Patricia de Almeida Catarino - CGI Partner | Senior Vice President Consulting Services
Publicado a 26 de setembro de 2025 | Jornal Económico

Num contexto em que as expetativas dos cidadãos relativamente aos serviços digitais públicos continuam a aumentar e os governos enfrentam o desafio de responder a exigências políticas cada vez mais complexas, com restrições orçamentais significativas, a capacidade de adaptação rápida tornou-se uma prioridade estratégica. Simultaneamente, a confluência de fatores como a obsolescência das infraestruturas tecnológicas, o agravamento das ameaças cibernéticas, o ‘gap’ demográfico e a escassez de talento qualificado impõem a necessidade urgente de modernização estrutural da administração pública.

Anualmente, conduzimos um estudo global onde damos voz aos nossos clientes para que partilhem as suas maiores preocupações, prioridades e desafios. Em 2025, questionámos mais de1.800 gestores — dos quais 266 pertencentes à administração pública central — que identificaram três tendências que estão a moldar o futuro do setor público:

  • Aceleração da transformação digital e a substituição de sistemas obsoletos para melhorar a eficiência e a segurança dos serviços públicos, e ampliar a sua capacidade operacional. Mais de 70% dos inquiridos apontam a modernização tecnológica como a principal macrotendência com impacto no setor. No entanto, apenas 43% afirmam estar a alcançar resultados mensuráveis com as suas estratégias de digitalização, o que evidencia a necessidade de reforçar a eficácia da sua implementação.
  • Adoção de modelos escaláveis e adaptáveis: a volatilidade política e fiscal afeta diretamente os processos de decisão, devido à instabilidade dos contextos políticos e regulamentares. Tal realidade exige que os líderes públicos adotem modelos organizacionais ágeis, capazes de se ajustar a mudanças de liderança, variações macroeconómicas, alterações nos mecanismos de financiamento e a novas exigências de conformidade.
  • Escassez estrutural de talento: cerca de metade dos entrevistados identificam o envelhecimento da força de trabalho e as dinâmicas demográficas como obstáculos significativos à captação de profissionais qualificados. Embora iniciativas de requalificação e parcerias estratégicas contribuam para mitigar este desafio, estas medidas revelam-se insuficientes por si só para garantir a sustentabilidade do capital humano no setor público.

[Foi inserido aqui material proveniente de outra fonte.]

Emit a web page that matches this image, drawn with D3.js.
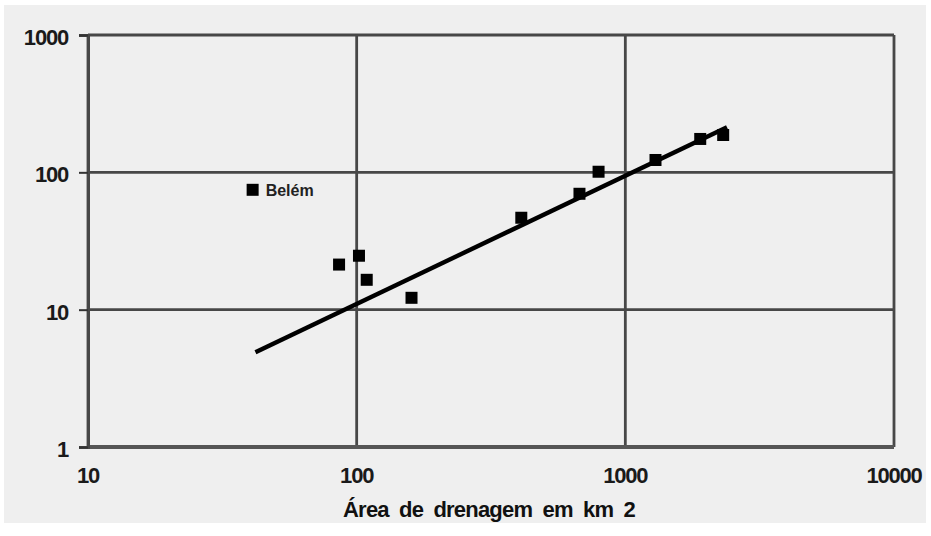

Porque estas tendências são importantes e por onde começar?

O Relatório da União Europeia (UE) sobre o desempenho de Portugal face às metas da Década Digital 2025 evidencia progressos encorajadores, nomeadamente no que se refere ao aumento do número de especialistas em tecnologias de informação e comunicação (TIC), com uma participação crescente de mulheres. No entanto, as competências digitais básicas da população continuam abaixo da média europeia. Para mitigar a escassez de talento qualificado, temos de manter o foco no investimento em formação contínua e na definição de percursos de carreira atrativos e estruturados. Hoje, mais do que nunca, o mercado tecnológico é um mercado global e cabe a cada país criar atratividade para reter e colmatar as lacunas de competências. As empresas, universidades, escolas secundárias e o estado devem juntar sinergias por forma a desenhar o conhecimento no país. Parcerias estratégicas são cruciais para fazer acontecer, mas não são uma solução por si só.

No domínio tecnológico, a modernização dos sistemas legados deve ser encarada como uma prioridade. Estes sistemas, que são frequentemente dispendiosos, vulneráveis e inflexíveis, representam um entrave à transformação digital. De facto, 72% dos inquiridos identificaram os sistemas antigos como um obstáculo “moderado a significativo” à concretização das suas estratégias de digitalização.

O mesmo relatório da UE sobre Portugal assinala um crescimento consistente na disponibilização de serviços públicos digitais, destacando-se o bom desempenho no que se refere ao acesso a registos de saúde eletrónicos e à utilização de redes de conectividade modernas. No entanto, são identificados desafios significativos na adoção de tecnologias de inteligência artificial (IA). A sua implementação exige uma base sólida de governação de dados, mecanismos robustos de supervisão ética e equipas técnicas altamente qualificadas.

A modernização tecnológica e o a democratização da IA é a base da construção das instituições do futuro. Tecnologia, Talento e Governação são a os pilares desta transformação que deve acima de tudo ser sempre centrada nos clientes e/ ou cidadão.

A adoção de tecnologias digitais avançadas, com especial enfoque na IA, deve ser encarada como uma prioridade estratégica, sustentada por metas claras e colaboração entre setores. O contexto é propício — é tempo de agir com visão e compromisso sustentável sempre com vista a construir um futuro onde todos gostaríamos de viver.